Ya tiene quince meses y entiende y respeta las rutinas. A las 9:00 ve a mamá encerrarse en el “despacho”, y él se queda jugando con la chica. Me gusta oírle reír mientras trabajo. Sufro cuando le oigo gritar o llorar y no siempre soy capaz de vencer la tentación de salir a verle. Suelo pensar que si no estuviera en casa lloraría más pero no me enteraría. Ahora al menos tengo la posibilidad de salir a consolarle aunque no siempre lo haga. De 12:30 a 13:30 nos vamos al parque. Ese momento no nos lo perdonamos por nada del mundo. Recogemos a papá del trabajo y comemos todos juntos.
A las 15:00 me vuelvo a encerrar hasta que se despierta de su siesta. Desde que soy madre me siento mucho más productiva. No sé cuánto tiempo tengo por delante sin una interrupción, así que tengo que aprovechar cada minuto. Cuando se despierta, merendamos y esperamos a que llegue papá del trabajo para jugar y reír los tres juntos. Después de cenar hay días que me vuelvo a sentar delante del ordenador.

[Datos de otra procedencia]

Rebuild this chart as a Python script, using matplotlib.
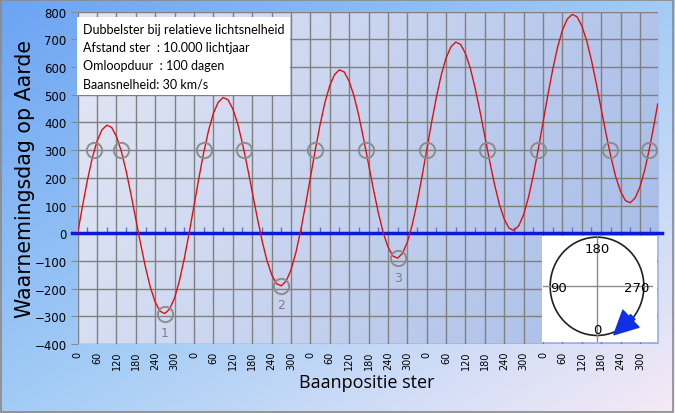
import numpy as np
import matplotlib
matplotlib.use('Agg')
import matplotlib.pyplot as plt
from matplotlib.colors import LinearSegmentedColormap
from matplotlib.patches import Ellipse, FancyArrowPatch, Rectangle

# baanpositie (graden, doorlopend over 5 omlopen) en waarnemingsdag op aarde
positie = list(range(0, 1800, 15)) + [1795]
dag = [0, 99, 191, 271, 333, 373, 390, 382, 349, 296, 224, 140,
       50, -40, -124, -196, -249, -282, -290, -273, -233, -171, -91, 1,
       100, 199, 291, 371, 433, 473, 490, 482, 449, 396, 324, 240,
       150, 60, -24, -96, -149, -182, -190, -173, -133, -71, 9, 101,
       200, 299, 391, 471, 533, 573, 590, 582, 549, 496, 424, 340,
       250, 160, 76, 4, -49, -82, -90, -73, -33, 29, 109, 201,
       300, 399, 491, 571, 633, 673, 690, 682, 649, 596, 524, 440,
       350, 260, 176, 104, 51, 18, 10, 27, 67, 129, 209, 301,
       400, 499, 591, 671, 733, 773, 790, 782, 749, 696, 624, 540,
       450, 360, 276, 204, 151, 118, 110, 127, 167, 229, 309, 401,
       467]

# snijpunten met dag 300 en de drie minima
snij_x = [52, 134, 392, 515, 735, 892, 1080, 1268, 1425, 1646, 1768]
snij_y = [300] * len(snij_x)
min_x = [270, 630, 990]
min_y = [-290, -190, -90]
min_labels = ['1', '2', '3']

tick_pos = list(range(0, 1800, 60))
tick_labels = ['0', '60', '120', '180', '240', '300'] * 5

info = ['Dubbelster bij relatieve lichtsnelheid',
        'Afstand ster  : 10.000 lichtjaar',
        'Omloopduur  : 100 dagen',
        'Baansnelheid: 30 km/s']

fig = plt.figure(figsize=(6.75, 4.14), dpi=100)

# achtergrond met kleurverloop
bg = fig.add_axes([0, 0, 1, 1], zorder=-10)
u, v = np.meshgrid(np.linspace(0, 1, 200), np.linspace(0, 1, 200))
bg_cmap = LinearSegmentedColormap.from_list('bg', ['#6ca4f3', '#a2ccf6', '#f6eaf6'])
bg.imshow((u + v) / 2, cmap=bg_cmap, extent=[0, 1, 0, 1], aspect='auto', origin='upper')
bg.add_patch(Rectangle((0.001, 0.002), 0.996, 0.995, fill=False, edgecolor='#8a8a8a', lw=1.2))
bg.set_xlim(0, 1)
bg.set_ylim(0, 1)
bg.axis('off')

ax = fig.add_axes([0.1151, 0.1667, 0.8593, 0.8027])
pa_cmap = LinearSegmentedColormap.from_list('pa', ['#e3e7f5', '#a5bbe7'])
ax.imshow(0.8 * u + 0.2 * (1 - v), cmap=pa_cmap, extent=[0, 1, 0, 1], aspect='auto',
          transform=ax.transAxes, zorder=0, origin='lower')

ax.plot(positie, dag, color='#e01010', lw=1.0, zorder=4)
ax.plot(snij_x, snij_y, 'o', ms=11, mfc='none', mec='#8c8c8c', mew=1.4, zorder=5)
ax.plot(min_x, min_y, 'o', ms=11, mfc='none', mec='#8c8c8c', mew=1.4, zorder=5)
for x, y, s in zip(min_x, min_y, min_labels):
    ax.annotate(s, (x, y), xytext=(0, -9), textcoords='offset points',
                ha='center', va='top', fontsize=9, color='#808080')

ax.axhline(0, xmin=-0.009, xmax=1.007, color='#0a1ad8', lw=2.5, zorder=3, clip_on=False)
sec = ax.secondary_xaxis(1 / 3)
sec.set_xticks(list(range(30, 1800, 60)))
sec.tick_params(direction='in', length=4, color='#5a72d8', width=1, labelbottom=False, labeltop=False)
for sp in sec.spines.values():
    sp.set_visible(False)

ax.set_xlim(0, 1795)
ax.set_ylim(-400, 800)
ax.set_yticks(range(-400, 801, 100))
ax.set_xticks(tick_pos)
ax.set_xticklabels(tick_labels, rotation=90, fontsize=7)
ax.tick_params(axis='x', length=0, pad=5)
ax.tick_params(axis='y', length=5, color='#8a8a8a', labelsize=8.5, pad=3)
ax.grid(True, color='#808080', lw=1.0, zorder=1)
ax.set_axisbelow(True)
for sp in ax.spines.values():
    sp.set_visible(False)

fig.text(0.037, 0.567, 'Waarnemingsdag op Aarde', rotation=90, ha='center', va='center', fontsize=14.8)
fig.text(0.544, 0.075, 'Baanpositie ster', ha='center', va='center', fontsize=13, family='Open Sans')

fig.text(0.123, 0.943, '\n'.join(info), ha='left', va='top', fontsize=9.0, family='Lato',
         linespacing=1.62,
         bbox=dict(boxstyle='square,pad=0.45', facecolor='white', edgecolor='none'))

# inzet met de baan
ins = fig.add_axes([0.803, 0.1715, 0.170, 0.256])
ins.set_facecolor('white')
ins.set_xlim(-1.2, 1.2)
ins.set_ylim(-1.1, 1.1)
ins.set_xticks([])
ins.set_yticks([])
for sp in ins.spines.values():
    sp.set_visible(False)
ins.plot([-1.18, 1.10], [0.06, 0.06], color='#8c8c8c', lw=1)
ins.plot([-0.05, -0.05], [1.08, -1.1], color='#8c8c8c', lw=1)
ins.add_patch(Ellipse((-0.05, 0.056), 1.96, 2.04, fill=False, edgecolor='#202020', lw=1.2))
ins.text(-0.05, 0.84, '180', ha='center', va='center', fontsize=9.5)
ins.text(-0.86, 0.04, '90', ha='center', va='center', fontsize=9.5)
ins.text(0.79, 0.04, '270', ha='center', va='center', fontsize=9.5)
ins.text(-0.05, -0.84, '0', ha='center', va='center', fontsize=9.5)
ins.add_patch(FancyArrowPatch((0.74, -0.54), (0.26, -0.99),
                              arrowstyle='simple,head_width=1.3,head_length=1.3,tail_width=0.35',
                              mutation_scale=13, color='#1030e8', clip_on=False))

fig.savefig('out.png', dpi=100)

Hay muchos momentos emocionantes. De hecho voy tomando notas y cuando tengo tiempo escribo sobre ellos. El tiempo que paso con mi hijo trato de disfrutarlo a su ritmo, redescubriendo el mundo con su mirada inocente, que se asombra con las pequeñas cosas del día a día: el agua colándose por el sumidero, el ruido de un objeto al caer, el eco de su voz en el garaje, el sonido de un helicóptero, la rotación de una pelota por el suelo…
El papel de mi pareja ha sido fundamental desde el principio. Creyó en mí y me ha animado y apoyado en todo momento. Además ha sido responsable técnico, analista web, diseñador, maquetador, entre otras muchas cosas, del proyecto. En casa no hace falta un reparto explícito de tareas porque siempre existe la voluntad de hacerle la vida más fácil al otro. Cada día aborda uno determinadas tareas de forma natural.